The project has already taken pupils and staff on five-day trips to Greece and Spain, and will conclude this year with visits to Slovenia and Turkey, all fully funded by the British Council. The children who take part, all aged between 13 and 17, will rarely, if ever, have been outside the UK.
"For some of our pupils, it might seem as if everybody is speaking a foreign language, which they are struggling to understand," says Mrs O'Donnell.
Now they are not only encountering new cultures, but taking part in mainstream classes with children who have little, if any, English. It is a "mind-blowing" experience that at times leaves them "stunned".
One girl decided she didn't like Greece as soon as the plane landed in Athens: for her, the airport was Greece. Pupils kept asking why "that man" was speaking funny - referring to different people, which led teachers to conclude that they were seeing all Greek males as a clone of the same person. These reactions to unfamiliar experiences have, in turn, given teachers a "unique insight into our pupils' daily lives", according to Mrs O'Donnell.
The surroundings abroad were as welcoming as they were unfamiliar. The small St Oswald's groups - four pupils went to Greece, four to Spain and three are travelling to Slovenia (the Turkey trip is for teachers only) - find themselves among foreign children eager to try out their smattering of English or find some other way to communicate.
In Greece, their new friends were in a rural area going through hard times and visitors were a source of great excitement. "The whole school would be crowding round our pupils," Mrs O'Donnell says. "Some of them would never have seen a foreigner."
The Scottish school caused similar excitement when 16 children from partner schools visited Glasgow.
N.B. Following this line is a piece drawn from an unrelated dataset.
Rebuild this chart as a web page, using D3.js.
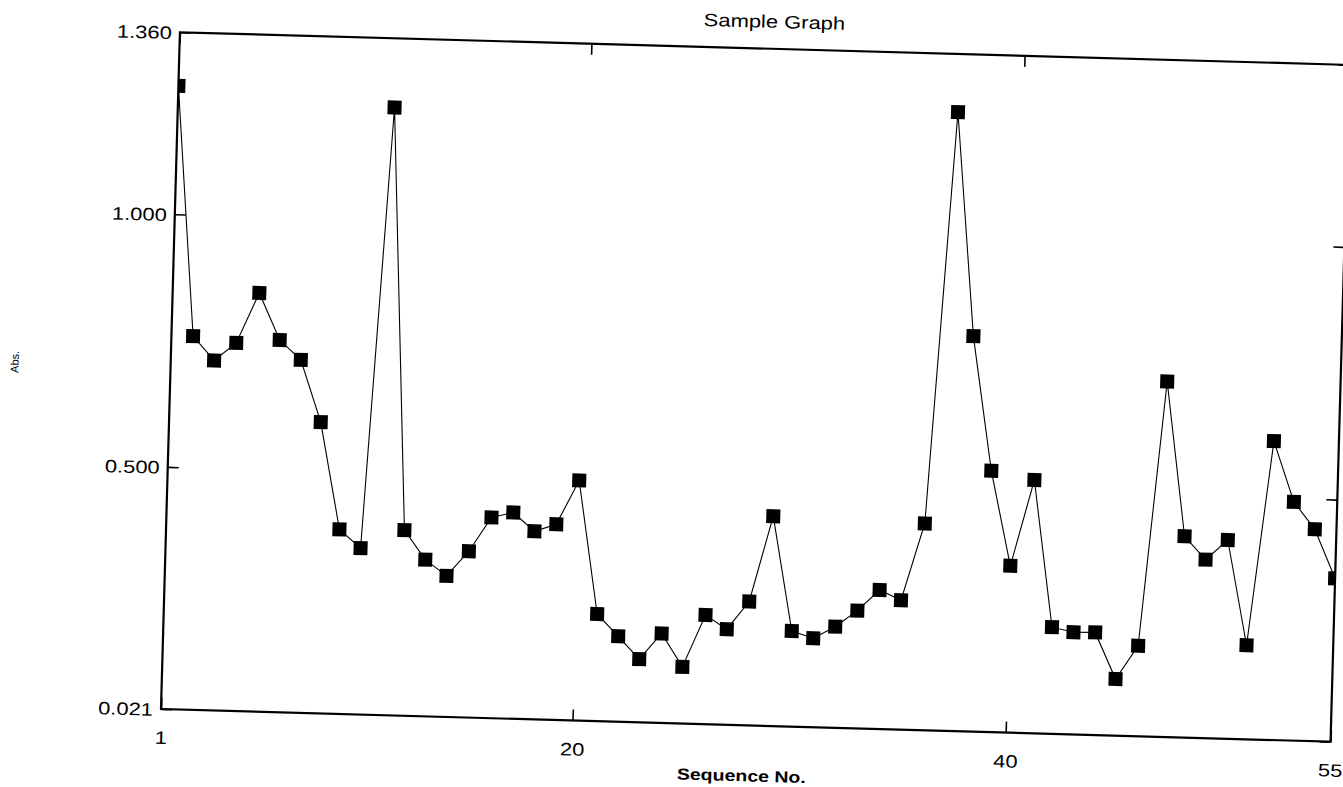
<!DOCTYPE html>
<html>
<head>
<meta charset="utf-8">
<script src="https://cdn.jsdelivr.net/npm/d3@7"></script>
<style>
  body { margin: 0; background: #fff; }
  text { font-family: "Liberation Sans", Arial, sans-serif; fill: #000; }
</style>
</head>
<body>
<div id="chart"></div>
<script>
// chart values
var seqNo = d3.range(1, 56);
var absValues = [
  1.254, 0.760, 0.713, 0.749, 0.849, 0.757, 0.719, 0.597, 0.386, 0.350,
  1.223, 0.388, 0.331, 0.300, 0.350, 0.418, 0.429, 0.393, 0.408, 0.496,
  0.233, 0.190, 0.146, 0.198, 0.133, 0.237, 0.210, 0.266, 0.436, 0.210,
  0.197, 0.221, 0.254, 0.296, 0.277, 0.430, 1.245, 0.803, 0.538, 0.351,
  0.522, 0.232, 0.223, 0.224, 0.133, 0.200, 0.724, 0.419, 0.374, 0.414,
  0.207, 0.612, 0.493, 0.440, 0.344
];
var xTicks = [1, 20, 40, 55];
var yTicks = [0.021, 0.500, 1.000, 1.360];
var chartTitle = "Sample Graph";
var xTitle = "Sequence No.";
var yTitle = "Abs.";

// SVG parameters
var svgWidth = 1343;
var svgHeight = 787;

// plot frame (before the scan tilt)
var margin = { top: 32, left: 161 };
var width = 1170;
var height = 677;

// the scanned page is tilted and stretched sideways a bit
var tilt = 1.6;
var stretch = 1.22;

var svg = d3.select("#chart")
  .append("svg")
  .attr("width", svgWidth)
  .attr("height", svgHeight);

var page = svg.append("g")
  .attr("transform", `rotate(${tilt}, ${margin.left}, ${margin.top + height})`);

var chartGroup = page.append("g")
  .attr("transform", `translate(${margin.left}, ${margin.top})`);

// scales
var xScale = d3.scaleLinear()
  .domain([1, 55])
  .range([0, width]);
var yScale = d3.scaleLinear()
  .domain([0.021, 1.360])
  .range([height, 0]);

// clip so the end markers are cut by the frame
chartGroup.append("clipPath")
  .attr("id", "plot-clip")
  .append("rect")
  .attr("width", width)
  .attr("height", height);

// axes, ticks point inward
var bottomAxis = d3.axisBottom(xScale).tickValues(xTicks).tickSize(-11).tickFormat(d3.format("d"));
var topAxis = d3.axisTop(xScale).tickValues(xTicks).tickSize(-11).tickFormat("");
var leftAxis = d3.axisLeft(yScale).tickValues(yTicks).tickSize(-11).tickFormat(d3.format(".3f"));
var rightAxis = d3.axisRight(yScale).tickValues(yTicks).tickSize(-11).tickFormat("");

var xAxisG = chartGroup.append("g")
  .attr("transform", `translate(0, ${height})`)
  .call(bottomAxis);
chartGroup.append("g").call(topAxis);
var yAxisG = chartGroup.append("g").call(leftAxis);
chartGroup.append("g")
  .attr("transform", `translate(${width}, 0)`)
  .call(rightAxis);

chartGroup.selectAll(".domain").remove();
chartGroup.selectAll(".tick line")
  .attr("stroke", "#000")
  .attr("stroke-width", 1.6);

xAxisG.selectAll("text")
  .attr("font-size", 18)
  .attr("y", 0)
  .attr("dy", null)
  .attr("transform", `translate(0, 35) scale(${stretch}, 1)`);
yAxisG.selectAll("text")
  .attr("font-size", 18)
  .attr("x", 0)
  .attr("dy", "0.36em")
  .attr("transform", `translate(-8, 0) scale(${stretch}, 1)`);

// frame
chartGroup.append("rect")
  .attr("width", width)
  .attr("height", height)
  .attr("fill", "none")
  .attr("stroke", "#000")
  .attr("stroke-width", 2.2);

// series line and square markers
var series = chartGroup.append("g").attr("clip-path", "url(#plot-clip)");
var line = d3.line()
  .x((d, i) => xScale(seqNo[i]))
  .y(d => yScale(d));

series.append("path")
  .datum(absValues)
  .attr("d", line)
  .attr("fill", "none")
  .attr("stroke", "#000")
  .attr("stroke-width", 1.1);

var markerSize = 14;
series.selectAll("rect.marker")
  .data(absValues)
  .enter()
  .append("rect")
  .attr("class", "marker")
  .attr("x", (d, i) => xScale(seqNo[i]) - markerSize / 2)
  .attr("y", d => yScale(d) - markerSize / 2)
  .attr("width", markerSize)
  .attr("height", markerSize)
  .attr("fill", "#000");

// titles
page.append("text")
  .attr("transform", `translate(${margin.left + 594}, ${margin.top - 21}) scale(${stretch}, 1)`)
  .attr("text-anchor", "middle")
  .attr("font-size", 18)
  .text(chartTitle);

page.append("text")
  .attr("transform", `translate(${margin.left + 582}, ${margin.top + height + 56}) scale(${stretch}, 1)`)
  .attr("text-anchor", "middle")
  .attr("font-size", 16)
  .attr("font-weight", "bold")
  .text(xTitle);

page.append("text")
  .attr("transform", `translate(9, ${margin.top + 334}) rotate(-90)`)
  .attr("text-anchor", "middle")
  .attr("font-size", 11)
  .attr("fill", "#444")
  .text(yTitle);
</script>
</body>
</html>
Each school was sharing information about its own country online, through projects such as Castles and Culture. In Scotland, the visitors got to go to a real Burns supper and ceilidh.
"Our European friends enjoyed meeting our pupils so much that some of them were crying when they had to leave," she recalls.
The pupils from abroad have "accepted our pupils completely" and their own tentativeness in English has put everyone on a level footing.
"Wee details" that might distract English-speaking mainstream pupils are "not so apparent", and "everyone has been in the same situation of striving to communicate through any means, whether verbal or gestural".
St Oswald's staff have been impressed by the project's impact. Pupils are more aware of other cultures and the difficulties faced by people arriving from abroad. The confidence gained from adventures abroad has helped progress in the classroom, with particular benefits for communication skills.
Now, since hearing about their friends' adventures, pupils have been "clamouring" to go to Slovenia this month.
The surge in confidence is best summed up by an S2 girl, unfamiliar with the intimacy of Greek greetings. She "stepped back as if she'd been struck" when first met by a kiss on both cheeks but, as Mrs O'Donnell recalls, learned fast. "By the middle of the visit, this girl was kissing on cheeks like nobody's business."